**Short problem:** Begin with the first line of the material and write out each line exactly, ending with the line that contains "272, 302, 333];". Pictures are not part of the copy.

begin

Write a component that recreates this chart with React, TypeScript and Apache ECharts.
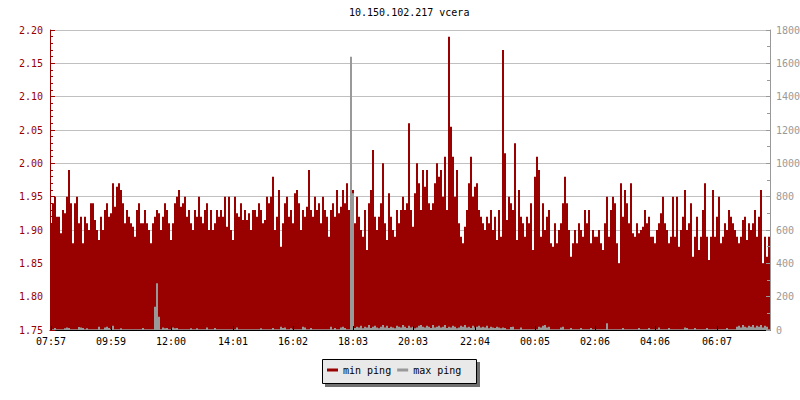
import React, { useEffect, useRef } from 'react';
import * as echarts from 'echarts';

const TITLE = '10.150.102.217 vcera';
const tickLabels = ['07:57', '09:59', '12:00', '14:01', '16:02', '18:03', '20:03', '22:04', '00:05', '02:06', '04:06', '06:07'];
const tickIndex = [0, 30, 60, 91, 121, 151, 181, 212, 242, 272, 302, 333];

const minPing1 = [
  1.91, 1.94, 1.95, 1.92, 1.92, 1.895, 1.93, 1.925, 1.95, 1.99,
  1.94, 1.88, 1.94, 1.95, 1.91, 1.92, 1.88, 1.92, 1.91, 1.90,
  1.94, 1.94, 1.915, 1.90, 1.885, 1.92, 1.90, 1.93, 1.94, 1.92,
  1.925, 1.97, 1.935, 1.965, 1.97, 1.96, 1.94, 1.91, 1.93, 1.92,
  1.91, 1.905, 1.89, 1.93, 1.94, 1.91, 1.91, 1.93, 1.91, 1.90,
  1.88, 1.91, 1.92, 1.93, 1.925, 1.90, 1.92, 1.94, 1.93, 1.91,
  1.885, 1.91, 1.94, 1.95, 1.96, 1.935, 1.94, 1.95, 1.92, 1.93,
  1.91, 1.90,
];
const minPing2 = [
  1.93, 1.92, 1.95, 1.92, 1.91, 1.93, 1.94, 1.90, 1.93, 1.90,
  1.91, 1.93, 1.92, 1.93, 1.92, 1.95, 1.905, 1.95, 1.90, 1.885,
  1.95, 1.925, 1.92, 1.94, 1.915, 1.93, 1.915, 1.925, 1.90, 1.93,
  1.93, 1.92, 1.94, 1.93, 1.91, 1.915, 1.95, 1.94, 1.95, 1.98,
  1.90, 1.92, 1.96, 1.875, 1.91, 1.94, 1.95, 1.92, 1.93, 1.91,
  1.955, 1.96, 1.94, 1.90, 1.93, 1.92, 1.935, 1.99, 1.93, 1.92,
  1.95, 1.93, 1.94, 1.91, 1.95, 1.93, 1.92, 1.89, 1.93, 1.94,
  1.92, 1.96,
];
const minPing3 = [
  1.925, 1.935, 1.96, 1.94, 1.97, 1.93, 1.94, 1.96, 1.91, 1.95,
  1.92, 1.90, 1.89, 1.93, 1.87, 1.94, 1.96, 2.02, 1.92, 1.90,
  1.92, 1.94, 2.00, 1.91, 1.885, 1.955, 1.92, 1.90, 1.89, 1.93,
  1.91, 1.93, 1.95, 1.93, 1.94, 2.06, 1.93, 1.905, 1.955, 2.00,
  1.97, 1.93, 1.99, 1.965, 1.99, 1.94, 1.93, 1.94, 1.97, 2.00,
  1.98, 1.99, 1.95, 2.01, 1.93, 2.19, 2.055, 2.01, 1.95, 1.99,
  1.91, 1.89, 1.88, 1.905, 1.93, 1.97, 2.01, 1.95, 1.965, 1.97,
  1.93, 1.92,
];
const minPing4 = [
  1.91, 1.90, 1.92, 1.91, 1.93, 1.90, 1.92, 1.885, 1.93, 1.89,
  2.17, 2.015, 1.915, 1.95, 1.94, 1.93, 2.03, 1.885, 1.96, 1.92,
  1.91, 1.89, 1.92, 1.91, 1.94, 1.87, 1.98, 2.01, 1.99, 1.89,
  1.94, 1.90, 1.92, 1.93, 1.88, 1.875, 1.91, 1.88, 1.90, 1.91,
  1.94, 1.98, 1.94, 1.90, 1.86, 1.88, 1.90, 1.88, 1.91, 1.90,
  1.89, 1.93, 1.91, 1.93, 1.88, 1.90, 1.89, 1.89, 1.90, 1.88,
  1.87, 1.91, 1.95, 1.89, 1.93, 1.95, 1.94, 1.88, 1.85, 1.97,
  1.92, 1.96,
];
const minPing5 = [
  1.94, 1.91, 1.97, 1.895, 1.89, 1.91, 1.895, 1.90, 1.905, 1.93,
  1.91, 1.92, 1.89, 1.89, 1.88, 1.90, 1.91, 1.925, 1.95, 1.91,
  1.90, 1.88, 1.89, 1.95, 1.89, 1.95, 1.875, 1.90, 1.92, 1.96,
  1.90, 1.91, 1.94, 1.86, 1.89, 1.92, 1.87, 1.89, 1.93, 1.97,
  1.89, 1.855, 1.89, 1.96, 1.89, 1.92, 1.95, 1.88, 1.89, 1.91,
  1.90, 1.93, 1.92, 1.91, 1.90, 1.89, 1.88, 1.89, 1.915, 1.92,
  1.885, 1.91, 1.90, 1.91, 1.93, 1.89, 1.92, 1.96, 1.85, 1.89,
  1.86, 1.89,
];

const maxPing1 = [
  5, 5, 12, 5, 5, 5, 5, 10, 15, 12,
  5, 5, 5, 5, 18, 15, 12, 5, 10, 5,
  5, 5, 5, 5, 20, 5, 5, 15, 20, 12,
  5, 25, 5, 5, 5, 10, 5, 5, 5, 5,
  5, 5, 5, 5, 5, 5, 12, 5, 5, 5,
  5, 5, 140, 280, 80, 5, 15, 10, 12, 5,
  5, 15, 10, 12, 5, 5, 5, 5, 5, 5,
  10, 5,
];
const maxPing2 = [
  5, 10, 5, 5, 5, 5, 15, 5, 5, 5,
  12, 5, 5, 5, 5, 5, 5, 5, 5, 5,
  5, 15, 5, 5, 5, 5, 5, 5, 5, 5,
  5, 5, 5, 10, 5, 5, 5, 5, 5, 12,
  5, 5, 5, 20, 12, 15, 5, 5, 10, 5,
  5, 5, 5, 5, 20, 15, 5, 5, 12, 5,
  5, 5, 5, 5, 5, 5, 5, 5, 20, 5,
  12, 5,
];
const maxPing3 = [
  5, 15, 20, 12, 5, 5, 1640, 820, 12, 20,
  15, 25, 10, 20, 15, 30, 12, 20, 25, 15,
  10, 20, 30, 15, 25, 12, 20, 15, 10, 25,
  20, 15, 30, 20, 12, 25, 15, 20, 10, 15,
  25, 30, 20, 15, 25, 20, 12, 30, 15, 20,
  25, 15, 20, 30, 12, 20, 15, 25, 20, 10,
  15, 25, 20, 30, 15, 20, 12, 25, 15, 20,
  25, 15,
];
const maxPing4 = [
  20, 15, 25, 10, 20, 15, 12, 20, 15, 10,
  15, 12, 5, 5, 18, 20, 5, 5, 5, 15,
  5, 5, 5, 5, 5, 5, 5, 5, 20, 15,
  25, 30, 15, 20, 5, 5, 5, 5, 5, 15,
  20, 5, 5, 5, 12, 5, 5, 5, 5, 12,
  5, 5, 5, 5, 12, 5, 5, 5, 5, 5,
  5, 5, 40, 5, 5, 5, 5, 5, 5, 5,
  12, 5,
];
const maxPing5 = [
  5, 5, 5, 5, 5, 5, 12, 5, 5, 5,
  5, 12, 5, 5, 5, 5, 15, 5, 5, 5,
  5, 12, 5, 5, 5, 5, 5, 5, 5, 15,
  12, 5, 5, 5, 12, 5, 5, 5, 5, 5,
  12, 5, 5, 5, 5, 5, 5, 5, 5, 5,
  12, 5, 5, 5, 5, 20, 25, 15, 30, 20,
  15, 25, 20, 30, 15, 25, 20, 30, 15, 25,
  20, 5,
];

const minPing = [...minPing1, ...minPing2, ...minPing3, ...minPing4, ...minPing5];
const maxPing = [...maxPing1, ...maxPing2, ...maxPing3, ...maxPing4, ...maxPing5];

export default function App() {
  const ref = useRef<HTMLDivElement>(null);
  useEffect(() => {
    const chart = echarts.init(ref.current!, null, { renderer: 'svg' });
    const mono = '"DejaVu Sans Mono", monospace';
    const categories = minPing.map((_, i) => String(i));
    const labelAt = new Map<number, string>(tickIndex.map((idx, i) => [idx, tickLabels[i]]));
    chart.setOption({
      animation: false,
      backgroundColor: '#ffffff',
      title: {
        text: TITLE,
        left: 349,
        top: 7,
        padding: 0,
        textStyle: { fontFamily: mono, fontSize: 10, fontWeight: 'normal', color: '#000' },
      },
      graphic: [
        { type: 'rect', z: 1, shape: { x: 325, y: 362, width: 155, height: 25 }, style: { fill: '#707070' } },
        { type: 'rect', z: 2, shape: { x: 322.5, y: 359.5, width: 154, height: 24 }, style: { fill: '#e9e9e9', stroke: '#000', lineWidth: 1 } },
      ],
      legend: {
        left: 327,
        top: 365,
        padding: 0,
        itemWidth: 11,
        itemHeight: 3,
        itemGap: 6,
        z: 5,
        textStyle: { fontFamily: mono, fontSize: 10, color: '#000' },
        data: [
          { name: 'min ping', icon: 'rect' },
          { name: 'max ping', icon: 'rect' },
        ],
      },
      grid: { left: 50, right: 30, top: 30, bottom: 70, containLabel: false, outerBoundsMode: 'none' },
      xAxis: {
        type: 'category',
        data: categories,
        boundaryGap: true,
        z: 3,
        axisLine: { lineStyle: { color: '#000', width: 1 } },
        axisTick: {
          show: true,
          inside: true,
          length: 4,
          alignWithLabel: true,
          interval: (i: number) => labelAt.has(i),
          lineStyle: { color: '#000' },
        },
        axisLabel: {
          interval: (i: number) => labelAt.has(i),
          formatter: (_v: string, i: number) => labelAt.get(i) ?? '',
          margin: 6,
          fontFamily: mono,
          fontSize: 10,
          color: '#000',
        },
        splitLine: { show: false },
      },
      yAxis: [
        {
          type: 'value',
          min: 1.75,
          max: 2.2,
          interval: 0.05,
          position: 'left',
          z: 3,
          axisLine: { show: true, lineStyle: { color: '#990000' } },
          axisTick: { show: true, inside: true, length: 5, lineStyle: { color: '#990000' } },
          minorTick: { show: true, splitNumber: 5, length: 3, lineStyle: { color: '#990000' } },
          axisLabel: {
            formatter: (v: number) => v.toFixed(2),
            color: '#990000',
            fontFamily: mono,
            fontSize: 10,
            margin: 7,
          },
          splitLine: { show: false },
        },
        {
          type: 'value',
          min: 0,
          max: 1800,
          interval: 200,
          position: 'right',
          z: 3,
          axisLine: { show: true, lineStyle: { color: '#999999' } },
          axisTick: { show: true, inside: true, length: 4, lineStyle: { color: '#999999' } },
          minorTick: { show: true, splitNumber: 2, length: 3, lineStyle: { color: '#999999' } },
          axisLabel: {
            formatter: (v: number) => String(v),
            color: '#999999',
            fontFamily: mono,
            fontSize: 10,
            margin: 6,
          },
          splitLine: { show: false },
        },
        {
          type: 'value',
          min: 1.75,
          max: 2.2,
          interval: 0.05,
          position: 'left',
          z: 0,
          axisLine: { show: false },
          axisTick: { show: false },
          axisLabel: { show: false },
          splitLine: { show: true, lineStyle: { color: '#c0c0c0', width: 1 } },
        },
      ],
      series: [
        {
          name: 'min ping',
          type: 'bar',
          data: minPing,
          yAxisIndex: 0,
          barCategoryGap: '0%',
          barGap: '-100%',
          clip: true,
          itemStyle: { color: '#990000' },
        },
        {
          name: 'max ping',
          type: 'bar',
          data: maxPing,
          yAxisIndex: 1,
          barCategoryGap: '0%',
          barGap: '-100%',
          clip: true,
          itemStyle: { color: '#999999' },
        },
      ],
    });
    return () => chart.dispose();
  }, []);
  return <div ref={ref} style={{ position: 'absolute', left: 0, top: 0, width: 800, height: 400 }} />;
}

end

**Answer to this problem:**
Write a component that recreates this chart with React, TypeScript and Apache ECharts.
import React, { useEffect, useRef } from 'react';
import * as echarts from 'echarts';

const TITLE = '10.150.102.217 vcera';
const tickLabels = ['07:57', '09:59', '12:00', '14:01', '16:02', '18:03', '20:03', '22:04', '00:05', '02:06', '04:06', '06:07'];
const tickIndex = [0, 30, 60, 91, 121, 151, 181, 212, 242, 272, 302, 333];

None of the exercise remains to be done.